Task details =
Please transcribe the data below exactly. Leave the pictures out.

Raw data =

+++

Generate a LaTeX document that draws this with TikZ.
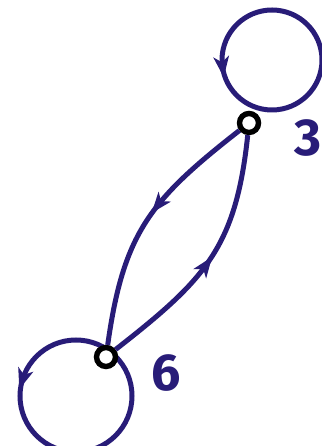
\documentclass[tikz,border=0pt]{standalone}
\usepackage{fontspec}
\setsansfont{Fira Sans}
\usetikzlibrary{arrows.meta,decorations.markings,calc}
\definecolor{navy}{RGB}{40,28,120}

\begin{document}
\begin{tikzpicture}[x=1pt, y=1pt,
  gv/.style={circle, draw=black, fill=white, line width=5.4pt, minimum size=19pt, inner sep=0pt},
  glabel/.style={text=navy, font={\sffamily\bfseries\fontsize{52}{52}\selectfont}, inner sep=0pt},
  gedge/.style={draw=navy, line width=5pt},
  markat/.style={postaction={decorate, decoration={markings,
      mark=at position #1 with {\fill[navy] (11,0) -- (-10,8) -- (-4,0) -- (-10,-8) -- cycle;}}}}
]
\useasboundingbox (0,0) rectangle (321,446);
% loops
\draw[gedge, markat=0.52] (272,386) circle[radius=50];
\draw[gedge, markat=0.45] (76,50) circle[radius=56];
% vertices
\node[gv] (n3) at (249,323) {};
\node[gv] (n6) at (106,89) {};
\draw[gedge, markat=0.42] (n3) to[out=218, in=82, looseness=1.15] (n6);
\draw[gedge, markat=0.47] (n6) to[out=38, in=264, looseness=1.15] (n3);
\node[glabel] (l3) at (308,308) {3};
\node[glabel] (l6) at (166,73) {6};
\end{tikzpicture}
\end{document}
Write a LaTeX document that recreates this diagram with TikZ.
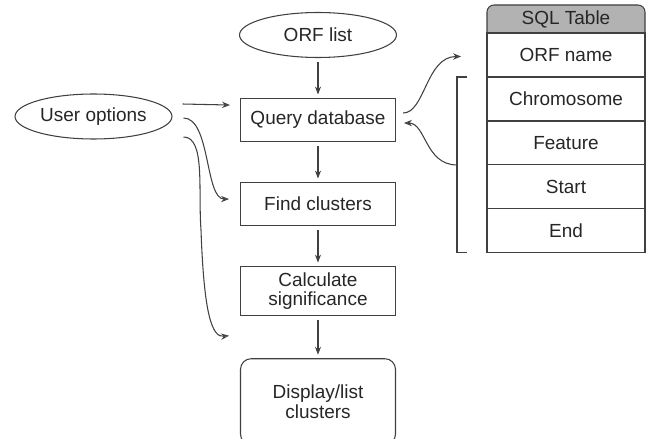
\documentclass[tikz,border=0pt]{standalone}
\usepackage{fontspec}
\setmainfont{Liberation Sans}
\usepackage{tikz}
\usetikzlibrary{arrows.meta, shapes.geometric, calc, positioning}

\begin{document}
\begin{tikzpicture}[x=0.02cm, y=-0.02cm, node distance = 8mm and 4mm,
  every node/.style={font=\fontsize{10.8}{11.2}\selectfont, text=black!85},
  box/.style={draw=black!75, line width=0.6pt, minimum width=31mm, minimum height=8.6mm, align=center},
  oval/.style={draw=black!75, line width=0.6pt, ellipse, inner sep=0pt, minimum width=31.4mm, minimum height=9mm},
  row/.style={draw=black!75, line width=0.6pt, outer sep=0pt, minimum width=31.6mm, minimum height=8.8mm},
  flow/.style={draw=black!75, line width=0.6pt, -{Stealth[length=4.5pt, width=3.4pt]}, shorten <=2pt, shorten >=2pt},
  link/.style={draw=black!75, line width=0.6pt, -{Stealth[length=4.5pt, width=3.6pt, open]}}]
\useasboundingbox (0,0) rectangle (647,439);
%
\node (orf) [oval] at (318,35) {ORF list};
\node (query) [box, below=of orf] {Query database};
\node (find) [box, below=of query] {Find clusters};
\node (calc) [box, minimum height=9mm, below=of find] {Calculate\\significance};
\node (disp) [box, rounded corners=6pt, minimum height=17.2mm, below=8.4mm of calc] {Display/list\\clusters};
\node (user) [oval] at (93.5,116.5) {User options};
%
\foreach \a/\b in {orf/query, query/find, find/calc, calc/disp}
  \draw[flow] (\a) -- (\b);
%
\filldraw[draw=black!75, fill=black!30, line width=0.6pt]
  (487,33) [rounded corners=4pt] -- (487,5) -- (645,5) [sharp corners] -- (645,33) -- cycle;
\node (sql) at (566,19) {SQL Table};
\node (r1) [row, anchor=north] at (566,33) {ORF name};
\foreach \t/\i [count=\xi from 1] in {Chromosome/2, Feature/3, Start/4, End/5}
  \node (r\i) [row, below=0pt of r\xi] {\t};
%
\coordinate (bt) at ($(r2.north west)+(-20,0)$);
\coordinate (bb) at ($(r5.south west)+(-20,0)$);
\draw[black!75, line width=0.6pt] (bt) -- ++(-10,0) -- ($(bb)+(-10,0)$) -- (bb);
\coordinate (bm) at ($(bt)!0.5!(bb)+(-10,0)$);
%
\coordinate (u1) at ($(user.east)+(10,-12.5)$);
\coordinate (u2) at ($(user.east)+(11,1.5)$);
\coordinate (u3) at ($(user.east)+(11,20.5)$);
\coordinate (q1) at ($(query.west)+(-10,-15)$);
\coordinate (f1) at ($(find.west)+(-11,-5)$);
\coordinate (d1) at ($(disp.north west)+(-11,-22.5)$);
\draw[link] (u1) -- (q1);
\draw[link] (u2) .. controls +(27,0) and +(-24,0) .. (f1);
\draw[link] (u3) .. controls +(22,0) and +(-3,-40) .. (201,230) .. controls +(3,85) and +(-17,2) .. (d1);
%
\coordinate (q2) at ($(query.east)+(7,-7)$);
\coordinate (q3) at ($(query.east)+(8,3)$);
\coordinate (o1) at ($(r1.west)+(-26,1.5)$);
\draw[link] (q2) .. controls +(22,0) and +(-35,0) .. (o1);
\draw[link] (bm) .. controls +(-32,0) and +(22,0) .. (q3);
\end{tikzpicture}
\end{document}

+++

Response =
Generate a LaTeX document that draws this with TikZ.
\documentclass[tikz,border=0pt]{standalone}
\usepackage{fontspec}
\setsansfont{Fira Sans}
\usetikzlibrary{arrows.meta,decorations.markings,calc}
\definecolor{navy}{RGB}{40,28,120}

\begin{document}
\begin{tikzpicture}[x=1pt, y=1pt,
  gv/.style={circle, draw=black, fill=white, line width=5.4pt, minimum size=19pt, inner sep=0pt},
  glabel/.style={text=navy, font={\sffamily\bfseries\fontsize{52}{52}\selectfont}, inner sep=0pt},
  gedge/.style={draw=navy, line width=5pt},
  markat/.style={postaction={decorate, decoration={markings,
      mark=at position #1 with {\fill[navy] (11,0) -- (-10,8) -- (-4,0) -- (-10,-8) -- cycle;}}}}
]
\useasboundingbox (0,0) rectangle (321,446);
% loops
\draw[gedge, markat=0.52] (272,386) circle[radius=50];
\draw[gedge, markat=0.45] (76,50) circle[radius=56];
% vertices
\node[gv] (n3) at (249,323) {};
\node[gv] (n6) at (106,89) {};
\draw[gedge, markat=0.42] (n3) to[out=218, in=82, looseness=1.15] (n6);
\draw[gedge, markat=0.47] (n6) to[out=38, in=264, looseness=1.15] (n3);
\node[glabel] (l3) at (308,308) {3};
\node[glabel] (l6) at (166,73) {6};
\end{tikzpicture}
\end{document}
Write a LaTeX document that recreates this diagram with TikZ.
\documentclass[tikz,border=0pt]{standalone}
\usepackage{fontspec}
\setmainfont{Liberation Sans}
\usepackage{tikz}
\usetikzlibrary{arrows.meta, shapes.geometric, calc, positioning}

\begin{document}
\begin{tikzpicture}[x=0.02cm, y=-0.02cm, node distance = 8mm and 4mm,
  every node/.style={font=\fontsize{10.8}{11.2}\selectfont, text=black!85},
  box/.style={draw=black!75, line width=0.6pt, minimum width=31mm, minimum height=8.6mm, align=center},
  oval/.style={draw=black!75, line width=0.6pt, ellipse, inner sep=0pt, minimum width=31.4mm, minimum height=9mm},
  row/.style={draw=black!75, line width=0.6pt, outer sep=0pt, minimum width=31.6mm, minimum height=8.8mm},
  flow/.style={draw=black!75, line width=0.6pt, -{Stealth[length=4.5pt, width=3.4pt]}, shorten <=2pt, shorten >=2pt},
  link/.style={draw=black!75, line width=0.6pt, -{Stealth[length=4.5pt, width=3.6pt, open]}}]
\useasboundingbox (0,0) rectangle (647,439);
%
\node (orf) [oval] at (318,35) {ORF list};
\node (query) [box, below=of orf] {Query database};
\node (find) [box, below=of query] {Find clusters};
\node (calc) [box, minimum height=9mm, below=of find] {Calculate\\significance};
\node (disp) [box, rounded corners=6pt, minimum height=17.2mm, below=8.4mm of calc] {Display/list\\clusters};
\node (user) [oval] at (93.5,116.5) {User options};
%
\foreach \a/\b in {orf/query, query/find, find/calc, calc/disp}
  \draw[flow] (\a) -- (\b);
%
\filldraw[draw=black!75, fill=black!30, line width=0.6pt]
  (487,33) [rounded corners=4pt] -- (487,5) -- (645,5) [sharp corners] -- (645,33) -- cycle;
\node (sql) at (566,19) {SQL Table};
\node (r1) [row, anchor=north] at (566,33) {ORF name};
\foreach \t/\i [count=\xi from 1] in {Chromosome/2, Feature/3, Start/4, End/5}
  \node (r\i) [row, below=0pt of r\xi] {\t};
%
\coordinate (bt) at ($(r2.north west)+(-20,0)$);
\coordinate (bb) at ($(r5.south west)+(-20,0)$);
\draw[black!75, line width=0.6pt] (bt) -- ++(-10,0) -- ($(bb)+(-10,0)$) -- (bb);
\coordinate (bm) at ($(bt)!0.5!(bb)+(-10,0)$);
%
\coordinate (u1) at ($(user.east)+(10,-12.5)$);
\coordinate (u2) at ($(user.east)+(11,1.5)$);
\coordinate (u3) at ($(user.east)+(11,20.5)$);
\coordinate (q1) at ($(query.west)+(-10,-15)$);
\coordinate (f1) at ($(find.west)+(-11,-5)$);
\coordinate (d1) at ($(disp.north west)+(-11,-22.5)$);
\draw[link] (u1) -- (q1);
\draw[link] (u2) .. controls +(27,0) and +(-24,0) .. (f1);
\draw[link] (u3) .. controls +(22,0) and +(-3,-40) .. (201,230) .. controls +(3,85) and +(-17,2) .. (d1);
%
\coordinate (q2) at ($(query.east)+(7,-7)$);
\coordinate (q3) at ($(query.east)+(8,3)$);
\coordinate (o1) at ($(r1.west)+(-26,1.5)$);
\draw[link] (q2) .. controls +(22,0) and +(-35,0) .. (o1);
\draw[link] (bm) .. controls +(-32,0) and +(22,0) .. (q3);
\end{tikzpicture}
\end{document}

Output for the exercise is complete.